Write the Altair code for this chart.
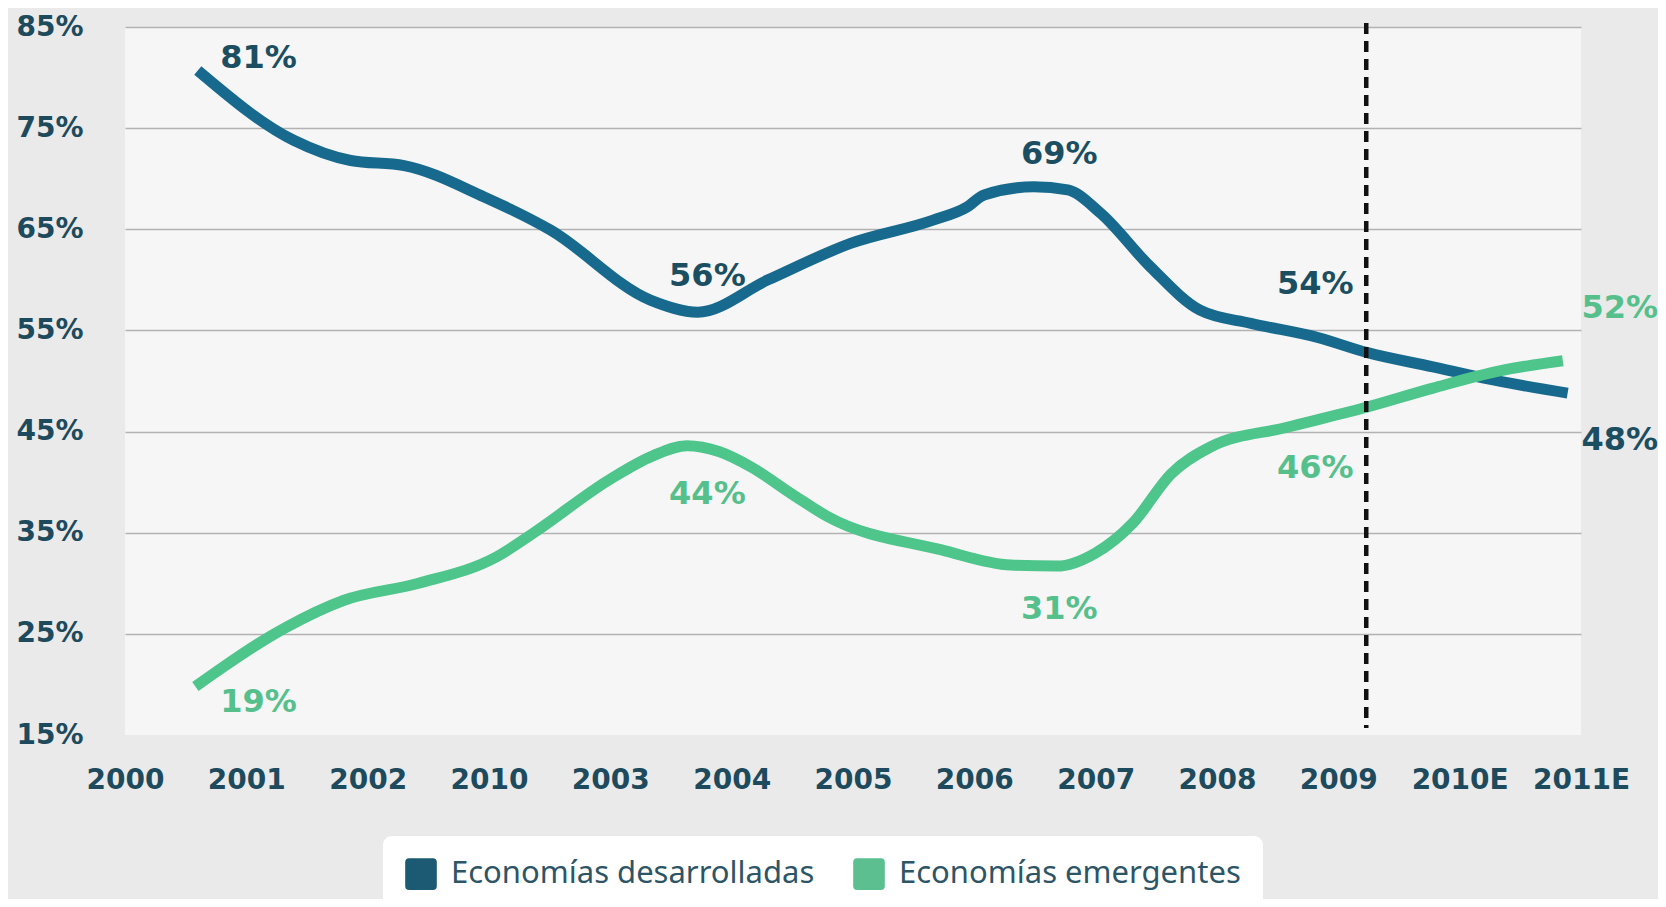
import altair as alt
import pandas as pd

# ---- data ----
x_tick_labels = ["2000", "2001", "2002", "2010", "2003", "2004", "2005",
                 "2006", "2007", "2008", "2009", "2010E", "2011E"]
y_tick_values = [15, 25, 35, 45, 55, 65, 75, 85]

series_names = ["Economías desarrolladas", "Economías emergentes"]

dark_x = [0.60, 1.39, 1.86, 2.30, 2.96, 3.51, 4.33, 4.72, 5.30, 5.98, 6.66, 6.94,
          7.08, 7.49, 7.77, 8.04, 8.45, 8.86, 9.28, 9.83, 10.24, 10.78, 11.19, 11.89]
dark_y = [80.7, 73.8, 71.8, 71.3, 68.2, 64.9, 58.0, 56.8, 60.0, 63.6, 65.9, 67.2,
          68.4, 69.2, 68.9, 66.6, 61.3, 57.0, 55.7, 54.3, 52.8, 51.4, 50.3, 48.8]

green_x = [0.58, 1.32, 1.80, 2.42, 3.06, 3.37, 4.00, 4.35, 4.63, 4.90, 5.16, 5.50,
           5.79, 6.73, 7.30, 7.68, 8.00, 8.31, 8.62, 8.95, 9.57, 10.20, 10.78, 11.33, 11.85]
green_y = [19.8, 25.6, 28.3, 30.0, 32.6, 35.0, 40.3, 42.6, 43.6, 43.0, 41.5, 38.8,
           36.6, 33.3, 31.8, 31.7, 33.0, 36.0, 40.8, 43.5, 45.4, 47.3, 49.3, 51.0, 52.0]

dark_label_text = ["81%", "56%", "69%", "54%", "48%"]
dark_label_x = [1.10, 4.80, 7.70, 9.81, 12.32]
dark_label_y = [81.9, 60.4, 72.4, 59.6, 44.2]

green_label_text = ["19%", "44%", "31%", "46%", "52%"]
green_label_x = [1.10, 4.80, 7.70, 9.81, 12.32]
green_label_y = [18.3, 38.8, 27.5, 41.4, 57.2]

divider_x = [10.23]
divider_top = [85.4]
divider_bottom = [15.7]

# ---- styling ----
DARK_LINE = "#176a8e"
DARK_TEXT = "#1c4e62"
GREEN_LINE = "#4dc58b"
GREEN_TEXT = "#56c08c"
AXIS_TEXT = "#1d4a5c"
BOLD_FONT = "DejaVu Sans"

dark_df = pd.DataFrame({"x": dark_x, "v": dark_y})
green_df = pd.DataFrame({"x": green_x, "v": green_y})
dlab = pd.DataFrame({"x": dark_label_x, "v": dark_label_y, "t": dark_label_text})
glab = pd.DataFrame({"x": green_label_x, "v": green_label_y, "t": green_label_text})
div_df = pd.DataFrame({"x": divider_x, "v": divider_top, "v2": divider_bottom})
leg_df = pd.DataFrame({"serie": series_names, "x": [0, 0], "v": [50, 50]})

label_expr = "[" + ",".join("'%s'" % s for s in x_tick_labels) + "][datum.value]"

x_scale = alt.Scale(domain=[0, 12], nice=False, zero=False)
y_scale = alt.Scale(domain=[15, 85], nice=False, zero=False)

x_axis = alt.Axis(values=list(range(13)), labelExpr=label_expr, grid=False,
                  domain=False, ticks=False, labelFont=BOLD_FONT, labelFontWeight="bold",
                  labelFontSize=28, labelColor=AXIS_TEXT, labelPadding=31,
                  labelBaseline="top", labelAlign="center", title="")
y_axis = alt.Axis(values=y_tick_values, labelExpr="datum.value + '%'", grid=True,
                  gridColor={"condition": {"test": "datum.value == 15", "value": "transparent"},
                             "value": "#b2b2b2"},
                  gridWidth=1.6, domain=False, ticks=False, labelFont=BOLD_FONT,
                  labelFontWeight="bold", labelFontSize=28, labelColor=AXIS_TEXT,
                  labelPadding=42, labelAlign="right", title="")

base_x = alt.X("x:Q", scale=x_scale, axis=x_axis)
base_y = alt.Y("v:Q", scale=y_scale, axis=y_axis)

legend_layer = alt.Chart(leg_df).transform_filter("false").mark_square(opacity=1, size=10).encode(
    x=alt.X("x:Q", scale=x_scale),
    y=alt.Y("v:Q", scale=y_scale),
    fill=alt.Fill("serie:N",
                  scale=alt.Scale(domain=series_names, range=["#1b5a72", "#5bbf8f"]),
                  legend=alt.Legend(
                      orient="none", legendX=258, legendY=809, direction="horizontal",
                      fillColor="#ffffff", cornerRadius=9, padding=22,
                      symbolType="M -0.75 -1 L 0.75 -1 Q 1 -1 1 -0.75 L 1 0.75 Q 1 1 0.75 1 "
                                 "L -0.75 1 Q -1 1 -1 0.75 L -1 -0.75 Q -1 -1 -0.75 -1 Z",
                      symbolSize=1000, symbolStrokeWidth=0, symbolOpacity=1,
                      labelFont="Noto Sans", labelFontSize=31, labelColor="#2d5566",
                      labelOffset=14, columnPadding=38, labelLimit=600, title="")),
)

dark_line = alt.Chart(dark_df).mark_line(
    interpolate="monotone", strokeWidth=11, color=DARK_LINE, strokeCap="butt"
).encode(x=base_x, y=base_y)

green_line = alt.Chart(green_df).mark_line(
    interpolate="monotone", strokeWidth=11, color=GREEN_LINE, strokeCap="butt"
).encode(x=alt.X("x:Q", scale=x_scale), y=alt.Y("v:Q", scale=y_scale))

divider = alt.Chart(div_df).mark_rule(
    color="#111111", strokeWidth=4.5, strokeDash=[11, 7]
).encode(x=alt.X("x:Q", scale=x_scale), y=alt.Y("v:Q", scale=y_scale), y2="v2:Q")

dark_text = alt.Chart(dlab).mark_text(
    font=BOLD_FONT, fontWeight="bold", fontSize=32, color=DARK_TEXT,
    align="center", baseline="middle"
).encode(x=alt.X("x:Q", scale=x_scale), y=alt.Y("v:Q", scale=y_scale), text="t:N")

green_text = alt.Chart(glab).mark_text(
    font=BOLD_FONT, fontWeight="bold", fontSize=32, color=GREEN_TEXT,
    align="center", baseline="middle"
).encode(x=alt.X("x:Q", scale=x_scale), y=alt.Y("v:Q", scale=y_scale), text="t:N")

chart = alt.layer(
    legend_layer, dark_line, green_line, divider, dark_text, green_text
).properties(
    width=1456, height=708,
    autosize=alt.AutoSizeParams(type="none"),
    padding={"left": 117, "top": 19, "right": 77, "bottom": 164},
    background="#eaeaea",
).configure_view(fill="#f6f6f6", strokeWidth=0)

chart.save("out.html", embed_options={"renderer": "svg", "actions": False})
==============================
=== Task instructions ===
Omit pictures; set down the rest of the material word for word.

=== The response ===
Write the Altair code for this chart.
import altair as alt
import pandas as pd

# ---- data ----
x_tick_labels = ["2000", "2001", "2002", "2010", "2003", "2004", "2005",
                 "2006", "2007", "2008", "2009", "2010E", "2011E"]
y_tick_values = [15, 25, 35, 45, 55, 65, 75, 85]

series_names = ["Economías desarrolladas", "Economías emergentes"]

dark_x = [0.60, 1.39, 1.86, 2.30, 2.96, 3.51, 4.33, 4.72, 5.30, 5.98, 6.66, 6.94,
          7.08, 7.49, 7.77, 8.04, 8.45, 8.86, 9.28, 9.83, 10.24, 10.78, 11.19, 11.89]
dark_y = [80.7, 73.8, 71.8, 71.3, 68.2, 64.9, 58.0, 56.8, 60.0, 63.6, 65.9, 67.2,
          68.4, 69.2, 68.9, 66.6, 61.3, 57.0, 55.7, 54.3, 52.8, 51.4, 50.3, 48.8]

green_x = [0.58, 1.32, 1.80, 2.42, 3.06, 3.37, 4.00, 4.35, 4.63, 4.90, 5.16, 5.50,
           5.79, 6.73, 7.30, 7.68, 8.00, 8.31, 8.62, 8.95, 9.57, 10.20, 10.78, 11.33, 11.85]
green_y = [19.8, 25.6, 28.3, 30.0, 32.6, 35.0, 40.3, 42.6, 43.6, 43.0, 41.5, 38.8,
           36.6, 33.3, 31.8, 31.7, 33.0, 36.0, 40.8, 43.5, 45.4, 47.3, 49.3, 51.0, 52.0]

dark_label_text = ["81%", "56%", "69%", "54%", "48%"]
dark_label_x = [1.10, 4.80, 7.70, 9.81, 12.32]
dark_label_y = [81.9, 60.4, 72.4, 59.6, 44.2]

green_label_text = ["19%", "44%", "31%", "46%", "52%"]
green_label_x = [1.10, 4.80, 7.70, 9.81, 12.32]
green_label_y = [18.3, 38.8, 27.5, 41.4, 57.2]

divider_x = [10.23]
divider_top = [85.4]
divider_bottom = [15.7]

# ---- styling ----
DARK_LINE = "#176a8e"
DARK_TEXT = "#1c4e62"
GREEN_LINE = "#4dc58b"
GREEN_TEXT = "#56c08c"
AXIS_TEXT = "#1d4a5c"
BOLD_FONT = "DejaVu Sans"

dark_df = pd.DataFrame({"x": dark_x, "v": dark_y})
green_df = pd.DataFrame({"x": green_x, "v": green_y})
dlab = pd.DataFrame({"x": dark_label_x, "v": dark_label_y, "t": dark_label_text})
glab = pd.DataFrame({"x": green_label_x, "v": green_label_y, "t": green_label_text})
div_df = pd.DataFrame({"x": divider_x, "v": divider_top, "v2": divider_bottom})
leg_df = pd.DataFrame({"serie": series_names, "x": [0, 0], "v": [50, 50]})

label_expr = "[" + ",".join("'%s'" % s for s in x_tick_labels) + "][datum.value]"

x_scale = alt.Scale(domain=[0, 12], nice=False, zero=False)
y_scale = alt.Scale(domain=[15, 85], nice=False, zero=False)

x_axis = alt.Axis(values=list(range(13)), labelExpr=label_expr, grid=False,
                  domain=False, ticks=False, labelFont=BOLD_FONT, labelFontWeight="bold",
                  labelFontSize=28, labelColor=AXIS_TEXT, labelPadding=31,
                  labelBaseline="top", labelAlign="center", title="")
y_axis = alt.Axis(values=y_tick_values, labelExpr="datum.value + '%'", grid=True,
                  gridColor={"condition": {"test": "datum.value == 15", "value": "transparent"},
                             "value": "#b2b2b2"},
                  gridWidth=1.6, domain=False, ticks=False, labelFont=BOLD_FONT,
                  labelFontWeight="bold", labelFontSize=28, labelColor=AXIS_TEXT,
                  labelPadding=42, labelAlign="right", title="")

base_x = alt.X("x:Q", scale=x_scale, axis=x_axis)
base_y = alt.Y("v:Q", scale=y_scale, axis=y_axis)

legend_layer = alt.Chart(leg_df).transform_filter("false").mark_square(opacity=1, size=10).encode(
    x=alt.X("x:Q", scale=x_scale),
    y=alt.Y("v:Q", scale=y_scale),
    fill=alt.Fill("serie:N",
                  scale=alt.Scale(domain=series_names, range=["#1b5a72", "#5bbf8f"]),
                  legend=alt.Legend(
                      orient="none", legendX=258, legendY=809, direction="horizontal",
                      fillColor="#ffffff", cornerRadius=9, padding=22,
                      symbolType="M -0.75 -1 L 0.75 -1 Q 1 -1 1 -0.75 L 1 0.75 Q 1 1 0.75 1 "
                                 "L -0.75 1 Q -1 1 -1 0.75 L -1 -0.75 Q -1 -1 -0.75 -1 Z",
                      symbolSize=1000, symbolStrokeWidth=0, symbolOpacity=1,
                      labelFont="Noto Sans", labelFontSize=31, labelColor="#2d5566",
                      labelOffset=14, columnPadding=38, labelLimit=600, title="")),
)

dark_line = alt.Chart(dark_df).mark_line(
    interpolate="monotone", strokeWidth=11, color=DARK_LINE, strokeCap="butt"
).encode(x=base_x, y=base_y)

green_line = alt.Chart(green_df).mark_line(
    interpolate="monotone", strokeWidth=11, color=GREEN_LINE, strokeCap="butt"
).encode(x=alt.X("x:Q", scale=x_scale), y=alt.Y("v:Q", scale=y_scale))

divider = alt.Chart(div_df).mark_rule(
    color="#111111", strokeWidth=4.5, strokeDash=[11, 7]
).encode(x=alt.X("x:Q", scale=x_scale), y=alt.Y("v:Q", scale=y_scale), y2="v2:Q")

dark_text = alt.Chart(dlab).mark_text(
    font=BOLD_FONT, fontWeight="bold", fontSize=32, color=DARK_TEXT,
    align="center", baseline="middle"
).encode(x=alt.X("x:Q", scale=x_scale), y=alt.Y("v:Q", scale=y_scale), text="t:N")

green_text = alt.Chart(glab).mark_text(
    font=BOLD_FONT, fontWeight="bold", fontSize=32, color=GREEN_TEXT,
    align="center", baseline="middle"
).encode(x=alt.X("x:Q", scale=x_scale), y=alt.Y("v:Q", scale=y_scale), text="t:N")

chart = alt.layer(
    legend_layer, dark_line, green_line, divider, dark_text, green_text
).properties(
    width=1456, height=708,
    autosize=alt.AutoSizeParams(type="none"),
    padding={"left": 117, "top": 19, "right": 77, "bottom": 164},
    background="#eaeaea",
).configure_view(fill="#f6f6f6", strokeWidth=0)

chart.save("out.html", embed_options={"renderer": "svg", "actions": False})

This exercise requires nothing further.